Among the factors that had a negative impact on rating positions of some regions are also increased social and political risks. The most significant impact of these risks experienced the Komi Republic: on the background of the large-scale corruption scandal, the region has shifted from the IC3 Group (high investment attractiveness – the third level) to the IC5 Group (average investment attractiveness – the second level).
The weak positions in the rating still have a number of depressed and underdeveloped regions of the North Caucasus, South and Siberia, which develop through government investments and transfers from the federal budget. The possibilities of federal funding of these regions are reducing, while attraction of private investments in these regions so far failed.
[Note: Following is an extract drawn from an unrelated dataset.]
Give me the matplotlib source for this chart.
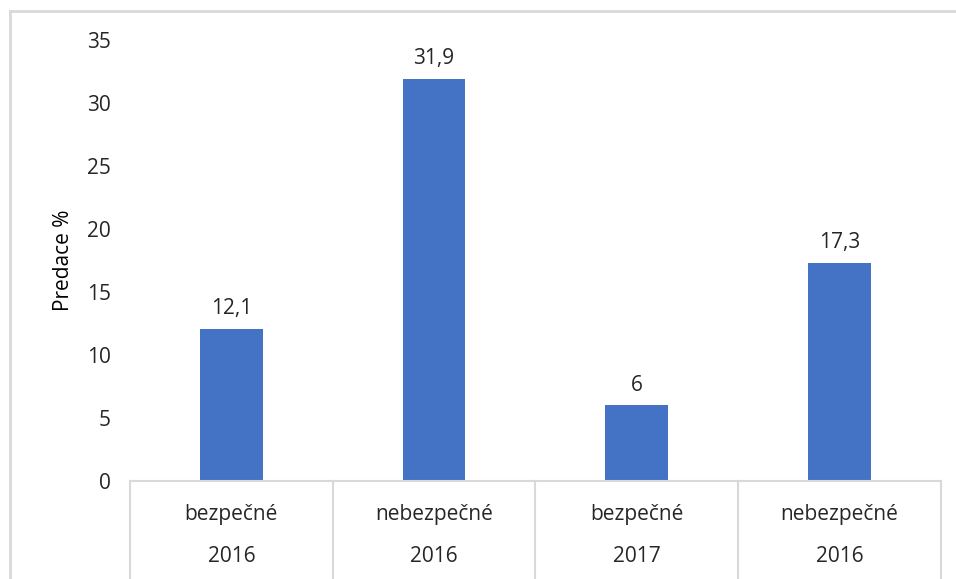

In 2015, in the remote rating of investment attractiveness of Russian regions were included 80 out of 85 federal subjects of the Russian Federation. Indicators of Khanty-Mansi and Yamalo-Nenets Autonomous Okrugs were accounted when determining the rating of Tyumen Oblast; indicators of Nenets Autonomous Okrug were included in the assessment of Arkhangelsk Oblast. Republic of Crimea and Sevastopol were not assessed due to lack of sufficient number of comparable statistics.
In order to make the rating, NRA used statistics, expert assessments and the results of surveys of entrepreneurs. In total, the rating methodology included 54 indicators, over half of which were estimated on the basis of operational data for the first 10 months of 2015 (January-October), and the rest – on the basis of the final adjusted data for 2014.